Fournir des formations aux employés
Maintenez une saine culture en matière de PI au sein de votre entreprise en offrant régulièrement des formations sur la PI à vos employés. Les formations sur la PI peuvent être données à différents moments, notamment pendant l’intégration d’un employé, avant le lancement de projets clés, dans le contexte de votre programme de formation continue et dans le cadre du processus de départ d’un employé. Des formations récurrentes en matière de PI peuvent aussi être offertes, telles que des ateliers de perfectionnement professionnel, dans la mesure où elles permettent de rappeler aux employés leurs obligations en ce qui a trait à la PI. Divers sujets peuvent y être abordés, y compris la façon pour les employés de communiquer l’information sur la PI qu’ils développent; la prévention des fuites de renseignements confidentiels à l’extérieur de l’organisation; et, en cas de départ de l’entreprise, l’interdiction de partager des secrets commerciaux avec un employeur subséquent.

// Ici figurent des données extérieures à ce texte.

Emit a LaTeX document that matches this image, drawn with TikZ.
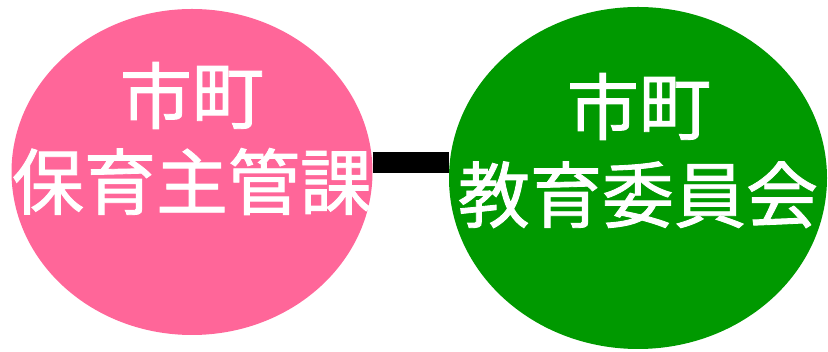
\documentclass[tikz,border=0pt]{standalone}
\usepackage{fontspec}
\newfontfamily\cjk[FakeBold=1.2]{Noto Sans CJK JP}
\usetikzlibrary{shapes.geometric,backgrounds}
\definecolor{pinkfill}{RGB}{255,102,153}
\definecolor{greenfill}{RGB}{0,153,0}
\tikzset{
  blob/.style={ellipse, inner sep=0pt, draw=none},
  lbl/.style={text=white, anchor=base, inner sep=0pt, font=\cjk\fontsize{72}{86}\selectfont},
  link/.style={line width=21pt, draw=black}
}
\begin{document}
\begin{tikzpicture}[x=1pt,y=1pt]
\useasboundingbox (0,0) rectangle (828,352);
\node[blob, fill=pinkfill, minimum width=361pt, minimum height=326pt] (pink) at (192,180) {};
\node[blob, fill=greenfill, minimum width=378pt, minimum height=342pt] (green) at (638,174) {};
\begin{pgfonlayer}{background}
\draw[link] ([yshift=9pt]pink.east) -- ([yshift=15pt]green.west);
\end{pgfonlayer}
\node[lbl] (p1) at (192,229) {市町};
\node[lbl] (p2) at (192,143) {保育主管課};
\node[lbl] (g1) at (639,218) {市町};
\node[lbl] (g2) at (638,130) {教育委員会};
\end{tikzpicture}
\end{document}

Faire valoir des droits de PI
L’existence de droits exclusifs visant des actifs de PI peut suffire à dissuader une personne de s’adonner à des activités de contrefaçon. Toutefois, les titulaires de droits de PI devraient être prêts à faire valoir leurs droits si un contrefacteur « s’aventurait sur un terrain » protégé par des droits de PI. De bons conseillers juridiques vous aideront à choisir parmi les options qui s’offrent à vous dans de tels cas, lesquelles peuvent être relativement simples (comme une mise en demeure) ou complexes (comme un litige multiterritorial).
À l’instar de tous les autres enjeux d’ordre juridique, la protection de la PI peut être complexe et comporter des nuances. Les entreprises et les investisseurs devraient consulter leurs conseillers juridiques avant de prendre des décisions importantes en matière de PI.